Sports

High school golfer back on the course after suffering a stroke at age 16

May is National Stroke Awareness Month, and according to the National Stroke Association, 65 thousand Americans will suffer from a stroke in this month alone. Many people do not even realize they are at risk just as Bishop Ready High School golfer, Eva Grace. She suffered a stroke at the mere age of 16.

A stroke can happen to anyone, at any time, any age, but the National Stroke Association says it is important to act "F-A-S-T: Face-Drooping, Arm Weakness, Speech Difficulty, To call 9-1-1." Eva was just a sophomore competing in a golf tournament for the Silver Knights in September of 2016 when she suffered her stroke, and she has her grandfather to thank for saving her life.

"She dropped the club several times trying to put it in the bag, and that's when I went, uh oh, something is serious now, so I need to go back and find out what's going on," said Eva's grandfather Tom Watson.

 "I take my shot and as soon as I make impact with the ball, i feel the sensation that's like butterflies consuming my whole body," said Grace.

Having watched his granddaughter golf since she was 4 years old, Tom knew something was wrong, and called 9-1-1.

"So, that's when we sat down and she couldn't respond to me, and my mind was going to she looks like she's having a stroke...but kids don't have strokes," said Watson.

They rushed her to the hospital, and within hours, Eva underwent emergency surgery to remove a blood clot in the left side of her brain.

"I knew in my heart, and in my head and in all of my being that I was going to be OK," recalled Grace.

Eva now holds a special place in her heart for her surgeon, Dr. Nimjee, and she wants to follow in his footsteps and become a neurosurgeon.

"We're pretty close, he told me that after this, we jumped off a cliff together, I can call him for anything that I need," said Grace.

Tom now coaches the Ready girls golf team, and he thinks his granddaughter's game is back up to par.

"The stroke didn't appear to have that much of an affect on her, it was more in the thinking process and memory and stuff like that," said Watson.

Eva sees a therapist twice a week.

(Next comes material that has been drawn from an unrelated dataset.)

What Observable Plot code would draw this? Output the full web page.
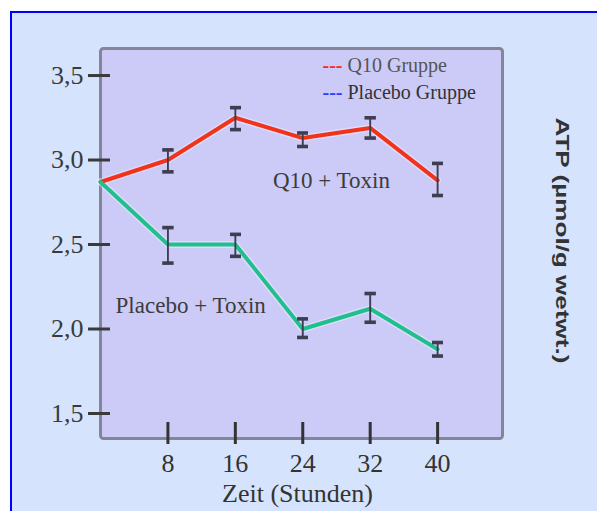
<!DOCTYPE html>
<html><head><meta charset="utf-8">
<script src="https://cdn.jsdelivr.net/npm/d3@7"></script>
<script src="https://cdn.jsdelivr.net/npm/@observablehq/plot@0.6"></script>
<style>
html,body{margin:0;padding:0;background:#fff;}
#wrap{position:relative;width:597px;height:511px;overflow:hidden;}
#bg{position:absolute;left:10px;top:11px;width:600px;height:520px;background:#d5e4fc;border-left:2px solid #0000ff;border-top:2px solid #0000ff;}
#chart{position:absolute;left:0;top:0;}
</style></head><body>
<div id="wrap"><div id="bg"></div><div id="chart"></div></div>
<script>
// Data
const hours = [0, 8, 16, 24, 32, 40];
const q10 = [2.87, 3.0, 3.25, 3.13, 3.19, 2.88];
const placebo = [2.87, 2.5, 2.5, 2.0, 2.12, 1.88];
const errHours = [8, 16, 24, 32, 40];
const q10Low = [2.93, 3.18, 3.08, 3.13, 2.79];
const q10High = [3.06, 3.31, 3.16, 3.25, 2.98];
const placeboLow = [2.39, 2.43, 1.95, 2.04, 1.84];
const placeboHigh = [2.60, 2.56, 2.06, 2.21, 1.92];
const yTicks = [1.5, 2.0, 2.5, 3.0, 3.5];
const xTicks = [8, 16, 24, 32, 40];
const legendLabels = ["Q10 Gruppe", "Placebo Gruppe"];
const legendColors = ["#ff2a1a", "#2a3cff"];
const annLabels = ["Q10 + Toxin", "Placebo + Toxin"];
const annX = [27.4, 10.7];
const annY = [2.88, 2.14];
const xLabel = "Zeit (Stunden)";
const yLabel = "ATP (µmol/g wetwt.)";

const red = "#f0341c", green = "#20bf8e";
const q10Rows = hours.map((h, i) => ({hour: h, value: q10[i]}));
const plRows = hours.map((h, i) => ({hour: h, value: placebo[i]}));
const errRows = errHours.flatMap((h, i) => [
  {hour: h, low: q10Low[i], high: q10High[i]},
  {hour: h, low: placeboLow[i], high: placeboHigh[i]}
]);
const annRows = annLabels.map((t, i) => ({label: t, x: annX[i], y: annY[i]}));
const serif = "'Liberation Serif', 'Times New Roman', serif";

const chart = Plot.plot({
  width: 597, height: 511,
  marginLeft: 100, marginRight: 95, marginTop: 48, marginBottom: 73,
  style: {background: "transparent", fontFamily: serif, overflow: "visible"},
  x: {domain: [0, 47.7]},
  y: {domain: [1.352, 3.66]},
  marks: [
    Plot.frame({fill: "#cccaf7", stroke: "#85859a", strokeWidth: 3, rx: 3}),
    Plot.axisY(yTicks, {tickSize: 22, dx: 10, tickPadding: 5, tickFormat: d => d.toFixed(1).replace(".", ","),
      fontSize: 26, fontFamily: serif, color: "#3a3a3a", strokeWidth: 3, label: null}),
    Plot.axisX(xTicks, {tickSize: 22, dy: -16, tickPadding: 9, fontSize: 26, fontFamily: serif,
      color: "#333", strokeWidth: 3, label: null}),
    Plot.line(q10Rows, {x: "hour", y: "value", stroke: "#ffffff", strokeOpacity: 0.35, strokeWidth: 7}),
    Plot.line(plRows, {x: "hour", y: "value", stroke: "#ffffff", strokeOpacity: 0.35, strokeWidth: 7}),
    Plot.line(q10Rows, {x: "hour", y: "value", stroke: red, strokeWidth: 4}),
    Plot.line(plRows, {x: "hour", y: "value", stroke: green, strokeWidth: 4}),
    Plot.link(errRows, {x1: "hour", x2: "hour", y1: "low", y2: "high", stroke: "#3e3e50", strokeWidth: 1.9, marker: "tick-x"}),
    Plot.text(annRows, {x: "x", y: "y", text: "label", fontSize: 23, fill: "#3c3c3c", textAnchor: "middle", lineAnchor: "middle", fontFamily: serif}),
    Plot.text(["---"], {frameAnchor: "top-left", dx: 222, dy: 17, fill: legendColors[0], fontSize: 20, fontWeight: "bold", textAnchor: "start", lineAnchor: "middle", fontFamily: serif}),
    Plot.text(["---"], {frameAnchor: "top-left", dx: 222, dy: 44, fill: legendColors[1], fontSize: 20, fontWeight: "bold", textAnchor: "start", lineAnchor: "middle", fontFamily: serif}),
    Plot.text([legendLabels[0]], {frameAnchor: "top-left", dx: 247, dy: 17, fill: "#555", fontSize: 20, textAnchor: "start", lineAnchor: "middle", fontFamily: serif}),
    Plot.text([legendLabels[1]], {frameAnchor: "top-left", dx: 247, dy: 44, fill: "#333", fontSize: 20, textAnchor: "start", lineAnchor: "middle", fontFamily: serif}),
    Plot.text([xLabel], {frameAnchor: "bottom", dx: -4, dy: 55, fontSize: 26, fill: "#333", textAnchor: "middle", lineAnchor: "middle", fontFamily: serif}),
    Plot.text([yLabel], {frameAnchor: "right", dx: 59, dy: -3, rotate: 90, fontSize: 18, fontWeight: "bold",
      fill: "#333", textAnchor: "middle", lineAnchor: "middle", fontFamily: "'Liberation Sans', Arial, sans-serif"})
  ]
});
document.getElementById("chart").appendChild(chart);
chart.querySelectorAll("text").forEach(t => {
  if (t.textContent === yLabel) {
    t.setAttribute("textLength", 246);
    t.setAttribute("lengthAdjust", "spacingAndGlyphs");
  }
});
</script>
</body></html>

She works to repair her working memory, fueled by the memory of a stunning setback.

"Given an IQ test, in most areas she could perform average, so people say oh she's fine, but when you're used to scoring way above average, average is not OK," said Eva's mom Amy Grace.

"It knocked me up off my pedestal that all teenagers sit on, and you realize that you are not invincible, that with one snap of your fingers you could be done," said Grace.